INFORMATION PROVIDED start

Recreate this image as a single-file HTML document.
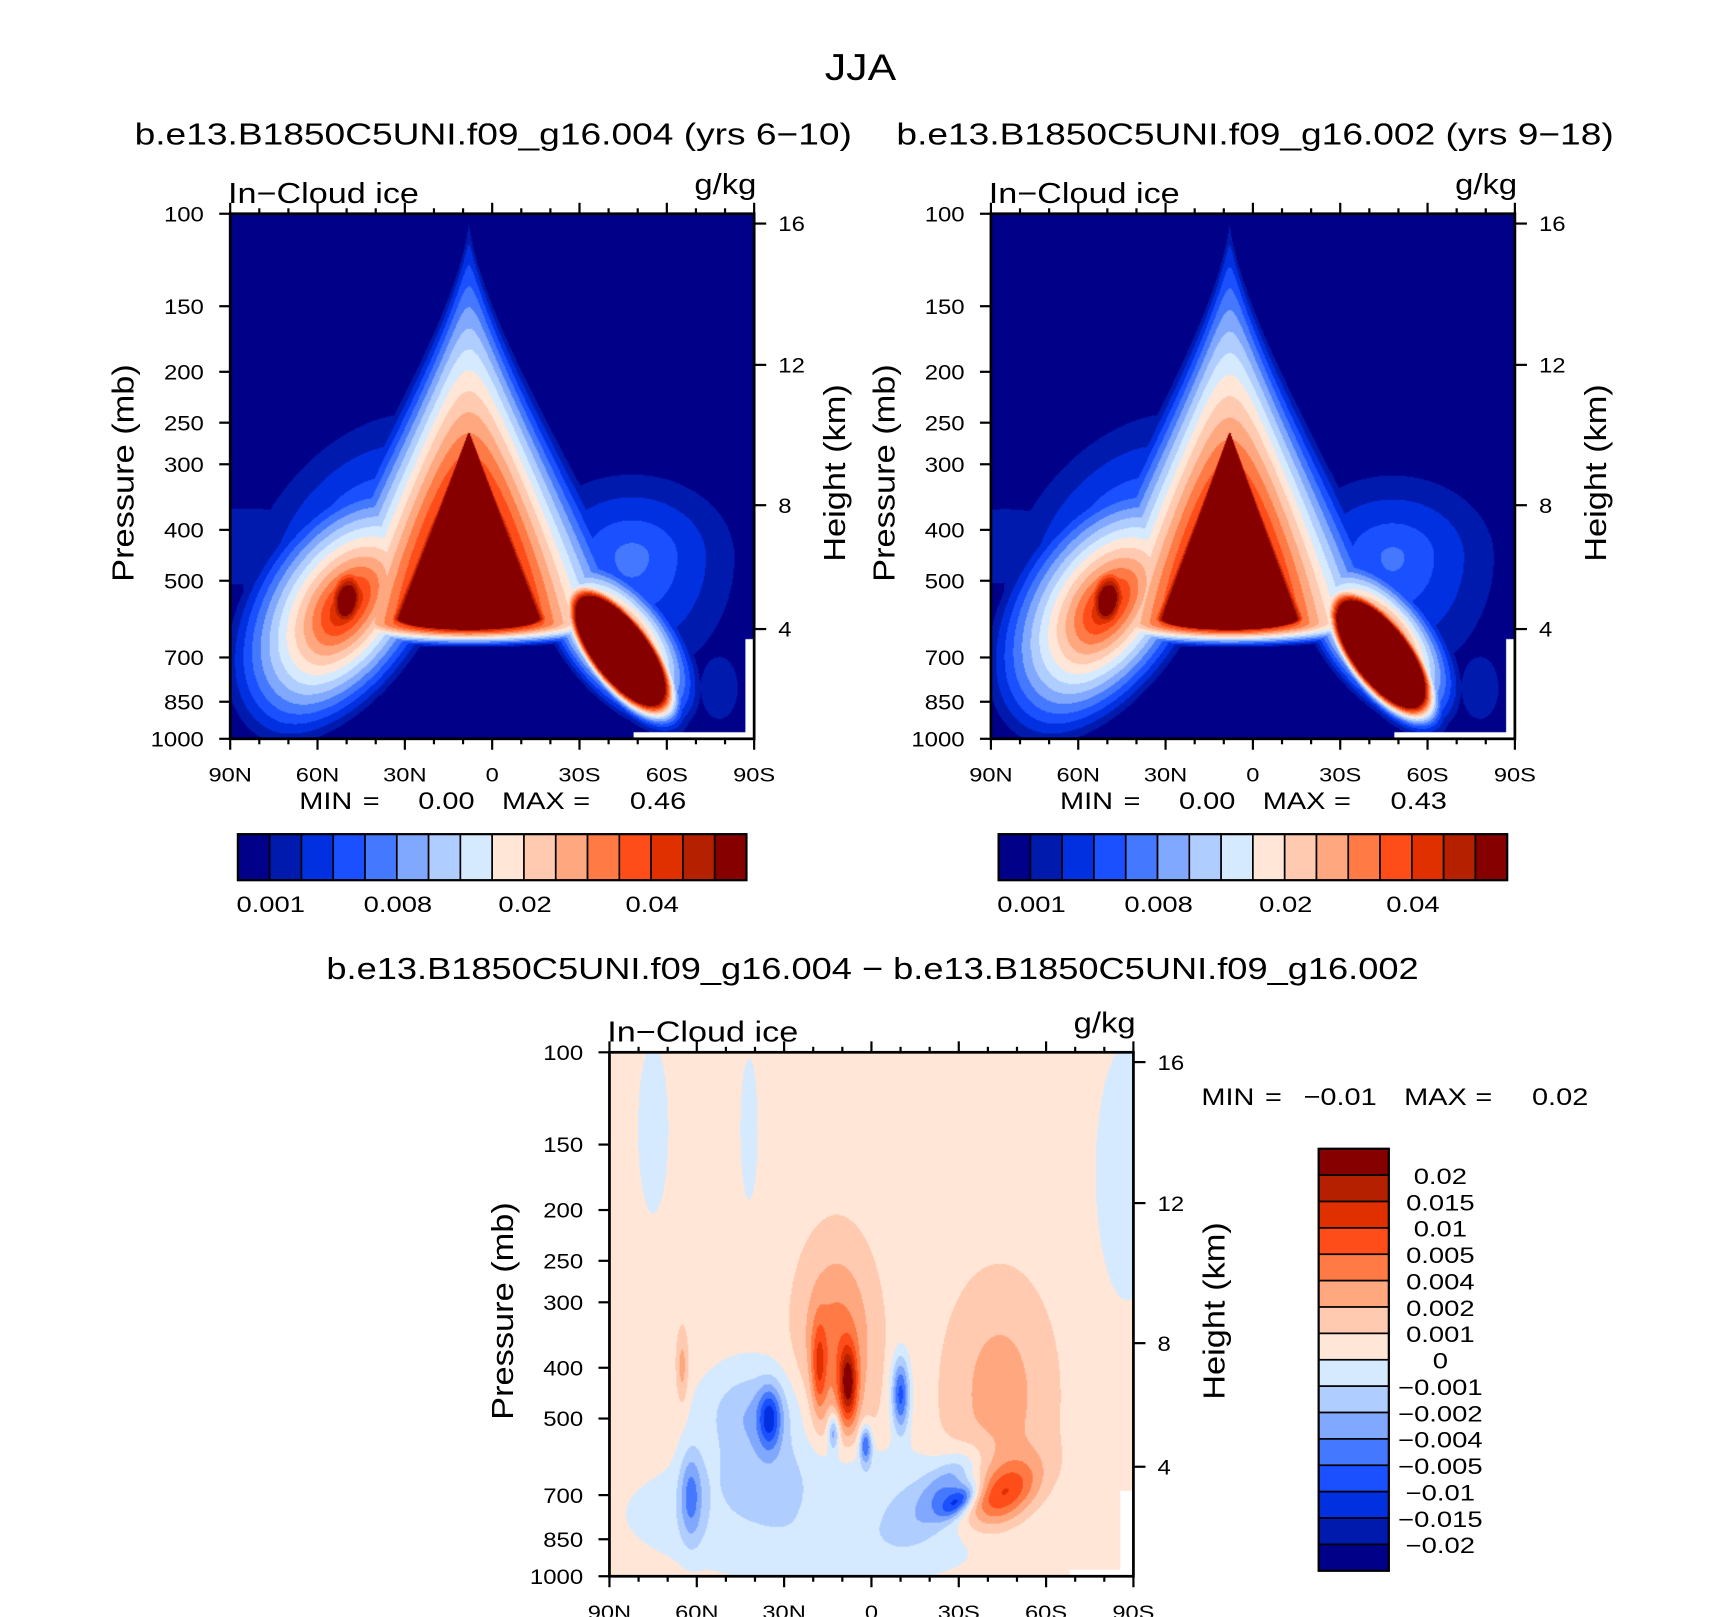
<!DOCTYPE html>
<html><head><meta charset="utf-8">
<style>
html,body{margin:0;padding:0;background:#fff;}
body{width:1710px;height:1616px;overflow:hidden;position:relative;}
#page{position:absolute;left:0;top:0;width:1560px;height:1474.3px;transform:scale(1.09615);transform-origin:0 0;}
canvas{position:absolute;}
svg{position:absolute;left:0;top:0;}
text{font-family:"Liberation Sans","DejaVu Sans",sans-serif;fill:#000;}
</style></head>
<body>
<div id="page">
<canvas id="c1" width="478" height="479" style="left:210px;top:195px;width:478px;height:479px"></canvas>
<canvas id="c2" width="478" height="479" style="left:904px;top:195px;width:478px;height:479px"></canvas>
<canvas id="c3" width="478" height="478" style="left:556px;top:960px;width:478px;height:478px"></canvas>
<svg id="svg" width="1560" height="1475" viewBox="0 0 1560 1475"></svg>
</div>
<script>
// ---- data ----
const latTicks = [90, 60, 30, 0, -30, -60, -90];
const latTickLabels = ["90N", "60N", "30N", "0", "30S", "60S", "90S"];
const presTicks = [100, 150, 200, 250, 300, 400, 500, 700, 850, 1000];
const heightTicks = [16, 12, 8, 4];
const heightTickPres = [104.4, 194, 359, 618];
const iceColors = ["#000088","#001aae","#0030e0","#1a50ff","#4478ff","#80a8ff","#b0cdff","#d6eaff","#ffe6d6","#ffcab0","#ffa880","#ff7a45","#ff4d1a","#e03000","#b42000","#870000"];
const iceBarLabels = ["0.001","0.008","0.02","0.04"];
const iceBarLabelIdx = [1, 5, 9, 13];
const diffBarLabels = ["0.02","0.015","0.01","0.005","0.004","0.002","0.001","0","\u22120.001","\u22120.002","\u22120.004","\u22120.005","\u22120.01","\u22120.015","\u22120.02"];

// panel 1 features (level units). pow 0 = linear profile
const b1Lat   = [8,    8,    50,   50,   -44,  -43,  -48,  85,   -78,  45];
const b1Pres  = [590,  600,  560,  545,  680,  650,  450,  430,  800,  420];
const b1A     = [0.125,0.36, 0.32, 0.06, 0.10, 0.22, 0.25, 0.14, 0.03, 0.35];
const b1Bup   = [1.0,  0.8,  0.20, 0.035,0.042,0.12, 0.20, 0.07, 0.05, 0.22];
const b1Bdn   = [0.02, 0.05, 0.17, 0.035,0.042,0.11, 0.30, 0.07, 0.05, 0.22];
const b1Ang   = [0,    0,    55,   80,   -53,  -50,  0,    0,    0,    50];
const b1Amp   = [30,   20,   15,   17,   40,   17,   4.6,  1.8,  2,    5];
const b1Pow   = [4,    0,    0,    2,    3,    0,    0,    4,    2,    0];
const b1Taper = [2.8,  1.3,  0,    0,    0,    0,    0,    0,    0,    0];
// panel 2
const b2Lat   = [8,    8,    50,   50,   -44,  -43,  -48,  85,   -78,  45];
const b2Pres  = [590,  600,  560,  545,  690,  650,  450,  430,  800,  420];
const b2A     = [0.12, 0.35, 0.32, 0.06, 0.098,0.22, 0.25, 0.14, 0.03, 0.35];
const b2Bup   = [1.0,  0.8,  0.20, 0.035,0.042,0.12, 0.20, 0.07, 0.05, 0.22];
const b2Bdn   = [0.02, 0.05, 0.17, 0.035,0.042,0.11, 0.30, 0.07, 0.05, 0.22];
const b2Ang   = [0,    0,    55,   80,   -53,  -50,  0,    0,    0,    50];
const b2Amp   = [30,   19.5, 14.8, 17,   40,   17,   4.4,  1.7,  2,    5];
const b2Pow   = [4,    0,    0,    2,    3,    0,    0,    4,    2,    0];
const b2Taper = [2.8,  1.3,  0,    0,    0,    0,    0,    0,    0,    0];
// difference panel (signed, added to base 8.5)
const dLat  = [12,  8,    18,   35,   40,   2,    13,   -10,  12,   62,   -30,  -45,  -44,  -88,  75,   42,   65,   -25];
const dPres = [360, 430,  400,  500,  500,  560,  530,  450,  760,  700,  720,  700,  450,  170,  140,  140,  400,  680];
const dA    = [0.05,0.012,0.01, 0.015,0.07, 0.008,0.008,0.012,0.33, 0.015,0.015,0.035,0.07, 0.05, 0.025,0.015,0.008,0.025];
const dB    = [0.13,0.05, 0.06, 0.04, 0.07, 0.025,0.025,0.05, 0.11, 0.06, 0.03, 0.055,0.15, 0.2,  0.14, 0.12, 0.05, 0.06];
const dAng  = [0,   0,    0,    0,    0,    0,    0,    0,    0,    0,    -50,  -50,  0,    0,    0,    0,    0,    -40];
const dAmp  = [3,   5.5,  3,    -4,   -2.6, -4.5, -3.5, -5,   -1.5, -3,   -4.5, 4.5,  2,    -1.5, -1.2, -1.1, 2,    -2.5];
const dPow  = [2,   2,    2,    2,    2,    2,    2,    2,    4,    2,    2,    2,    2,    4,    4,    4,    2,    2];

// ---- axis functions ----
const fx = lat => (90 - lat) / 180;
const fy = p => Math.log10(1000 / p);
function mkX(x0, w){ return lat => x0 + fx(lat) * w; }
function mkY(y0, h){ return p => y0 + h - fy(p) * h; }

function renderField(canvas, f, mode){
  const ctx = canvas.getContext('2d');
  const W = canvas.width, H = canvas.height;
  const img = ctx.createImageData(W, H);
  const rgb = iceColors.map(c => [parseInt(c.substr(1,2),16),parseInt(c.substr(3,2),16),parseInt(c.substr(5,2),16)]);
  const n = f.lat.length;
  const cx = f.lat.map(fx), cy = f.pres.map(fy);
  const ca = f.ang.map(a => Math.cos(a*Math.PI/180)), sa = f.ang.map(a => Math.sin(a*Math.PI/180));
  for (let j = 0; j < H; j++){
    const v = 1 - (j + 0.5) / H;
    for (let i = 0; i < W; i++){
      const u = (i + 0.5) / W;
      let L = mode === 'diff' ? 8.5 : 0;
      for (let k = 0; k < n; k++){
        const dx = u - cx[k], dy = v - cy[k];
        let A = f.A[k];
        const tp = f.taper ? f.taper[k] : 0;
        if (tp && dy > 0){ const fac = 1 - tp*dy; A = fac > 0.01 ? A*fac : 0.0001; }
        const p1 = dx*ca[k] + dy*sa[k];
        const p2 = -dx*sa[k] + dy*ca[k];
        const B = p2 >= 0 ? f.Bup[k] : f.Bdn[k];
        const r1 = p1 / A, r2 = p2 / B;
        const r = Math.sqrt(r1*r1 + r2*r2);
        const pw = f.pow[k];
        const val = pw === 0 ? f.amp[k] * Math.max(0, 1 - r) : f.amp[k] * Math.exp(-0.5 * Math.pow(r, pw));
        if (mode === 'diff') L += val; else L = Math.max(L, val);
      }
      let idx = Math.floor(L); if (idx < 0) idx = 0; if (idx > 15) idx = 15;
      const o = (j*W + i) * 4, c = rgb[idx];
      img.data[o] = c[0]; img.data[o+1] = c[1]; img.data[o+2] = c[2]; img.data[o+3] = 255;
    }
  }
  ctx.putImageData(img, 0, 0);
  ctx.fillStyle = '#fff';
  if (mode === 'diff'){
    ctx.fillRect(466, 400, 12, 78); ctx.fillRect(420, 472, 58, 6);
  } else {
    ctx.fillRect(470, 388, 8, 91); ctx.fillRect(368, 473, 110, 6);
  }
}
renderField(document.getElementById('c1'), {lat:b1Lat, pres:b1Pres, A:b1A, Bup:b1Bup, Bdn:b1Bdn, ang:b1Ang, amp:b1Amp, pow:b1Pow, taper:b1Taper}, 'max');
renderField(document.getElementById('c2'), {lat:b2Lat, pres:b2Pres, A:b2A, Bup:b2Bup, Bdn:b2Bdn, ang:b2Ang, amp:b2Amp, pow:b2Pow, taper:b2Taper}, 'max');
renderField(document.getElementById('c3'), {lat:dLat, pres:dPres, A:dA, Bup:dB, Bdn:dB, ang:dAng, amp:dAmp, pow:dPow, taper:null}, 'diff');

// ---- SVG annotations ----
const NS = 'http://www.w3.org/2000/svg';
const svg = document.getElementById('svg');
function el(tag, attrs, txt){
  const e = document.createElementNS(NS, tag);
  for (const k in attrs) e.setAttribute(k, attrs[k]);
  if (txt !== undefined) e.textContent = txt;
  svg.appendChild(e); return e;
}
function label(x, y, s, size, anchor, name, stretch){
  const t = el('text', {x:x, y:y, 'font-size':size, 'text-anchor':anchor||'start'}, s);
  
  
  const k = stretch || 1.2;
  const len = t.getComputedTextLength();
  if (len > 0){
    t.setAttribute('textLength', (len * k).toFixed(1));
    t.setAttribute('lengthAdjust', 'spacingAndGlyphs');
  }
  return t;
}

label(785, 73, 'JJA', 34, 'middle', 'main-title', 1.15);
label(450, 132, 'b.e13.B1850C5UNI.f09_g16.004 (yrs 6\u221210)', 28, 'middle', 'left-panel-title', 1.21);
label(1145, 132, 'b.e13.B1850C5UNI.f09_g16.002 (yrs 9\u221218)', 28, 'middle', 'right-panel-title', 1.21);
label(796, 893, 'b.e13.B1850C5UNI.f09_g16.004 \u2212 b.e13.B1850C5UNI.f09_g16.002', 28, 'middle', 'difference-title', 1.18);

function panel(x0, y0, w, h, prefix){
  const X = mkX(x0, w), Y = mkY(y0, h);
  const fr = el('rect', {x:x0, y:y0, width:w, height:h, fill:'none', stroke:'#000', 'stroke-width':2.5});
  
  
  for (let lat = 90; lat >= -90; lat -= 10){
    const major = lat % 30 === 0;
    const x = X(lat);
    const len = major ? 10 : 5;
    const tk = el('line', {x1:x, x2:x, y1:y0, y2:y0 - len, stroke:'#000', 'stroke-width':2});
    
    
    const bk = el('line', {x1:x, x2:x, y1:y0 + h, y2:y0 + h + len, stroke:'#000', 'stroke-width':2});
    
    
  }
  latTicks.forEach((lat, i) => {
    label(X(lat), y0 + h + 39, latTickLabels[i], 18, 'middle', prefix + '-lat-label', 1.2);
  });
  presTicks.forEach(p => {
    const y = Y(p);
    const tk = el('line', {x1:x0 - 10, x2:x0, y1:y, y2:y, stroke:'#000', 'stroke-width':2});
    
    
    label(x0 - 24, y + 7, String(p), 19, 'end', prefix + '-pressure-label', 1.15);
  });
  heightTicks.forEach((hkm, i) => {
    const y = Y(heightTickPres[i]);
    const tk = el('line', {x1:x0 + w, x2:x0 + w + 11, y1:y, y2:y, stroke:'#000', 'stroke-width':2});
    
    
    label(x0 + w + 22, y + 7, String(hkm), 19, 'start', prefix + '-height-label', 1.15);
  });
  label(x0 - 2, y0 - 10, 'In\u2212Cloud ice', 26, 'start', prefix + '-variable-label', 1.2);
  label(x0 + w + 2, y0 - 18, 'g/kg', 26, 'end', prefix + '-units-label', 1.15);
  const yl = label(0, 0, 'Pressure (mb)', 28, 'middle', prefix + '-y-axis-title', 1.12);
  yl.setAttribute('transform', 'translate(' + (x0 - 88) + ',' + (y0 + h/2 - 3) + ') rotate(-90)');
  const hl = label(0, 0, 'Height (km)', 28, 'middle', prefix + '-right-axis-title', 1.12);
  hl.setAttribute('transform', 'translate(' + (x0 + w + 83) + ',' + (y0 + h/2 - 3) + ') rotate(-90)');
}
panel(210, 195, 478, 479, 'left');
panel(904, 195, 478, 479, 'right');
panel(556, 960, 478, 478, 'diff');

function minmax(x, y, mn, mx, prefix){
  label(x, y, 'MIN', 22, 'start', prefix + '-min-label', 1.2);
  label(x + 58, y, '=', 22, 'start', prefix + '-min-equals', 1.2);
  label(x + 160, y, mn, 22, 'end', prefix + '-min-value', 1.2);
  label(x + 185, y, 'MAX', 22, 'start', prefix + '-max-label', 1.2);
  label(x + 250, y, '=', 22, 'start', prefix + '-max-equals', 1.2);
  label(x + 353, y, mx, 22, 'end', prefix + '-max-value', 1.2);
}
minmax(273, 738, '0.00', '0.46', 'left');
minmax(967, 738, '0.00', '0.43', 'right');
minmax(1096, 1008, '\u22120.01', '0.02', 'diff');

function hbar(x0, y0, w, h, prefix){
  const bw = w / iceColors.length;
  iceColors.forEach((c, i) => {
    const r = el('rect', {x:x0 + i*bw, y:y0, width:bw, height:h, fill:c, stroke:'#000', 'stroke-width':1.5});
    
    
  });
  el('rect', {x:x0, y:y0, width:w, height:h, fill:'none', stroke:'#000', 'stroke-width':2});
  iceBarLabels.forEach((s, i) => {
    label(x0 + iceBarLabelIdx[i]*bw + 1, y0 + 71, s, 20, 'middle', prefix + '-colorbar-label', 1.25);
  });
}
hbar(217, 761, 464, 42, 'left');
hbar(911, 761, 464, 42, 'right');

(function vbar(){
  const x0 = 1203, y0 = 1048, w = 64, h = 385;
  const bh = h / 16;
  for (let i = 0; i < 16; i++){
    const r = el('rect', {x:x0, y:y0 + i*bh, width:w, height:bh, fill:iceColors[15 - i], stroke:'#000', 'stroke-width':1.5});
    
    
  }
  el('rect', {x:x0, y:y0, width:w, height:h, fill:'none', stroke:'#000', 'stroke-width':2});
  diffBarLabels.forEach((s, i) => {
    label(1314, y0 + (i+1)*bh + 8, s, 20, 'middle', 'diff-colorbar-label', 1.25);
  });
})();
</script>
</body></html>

INFORMATION PROVIDED end

### [GIVEN INSTRUCTION]
Copy each line of the data that contains the word "document".

### [RESULT]
Recreate this image as a single-file HTML document.
renderField(document.getElementById('c1'), {lat:b1Lat, pres:b1Pres, A:b1A, Bup:b1Bup, Bdn:b1Bdn, ang:b1Ang, amp:b1Amp, pow:b1Pow, taper:b1Taper}, 'max');
renderField(document.getElementById('c2'), {lat:b2Lat, pres:b2Pres, A:b2A, Bup:b2Bup, Bdn:b2Bdn, ang:b2Ang, amp:b2Amp, pow:b2Pow, taper:b2Taper}, 'max');
renderField(document.getElementById('c3'), {lat:dLat, pres:dPres, A:dA, Bup:dB, Bdn:dB, ang:dAng, amp:dAmp, pow:dPow, taper:null}, 'diff');
const svg = document.getElementById('svg');
  const e = document.createElementNS(NS, tag);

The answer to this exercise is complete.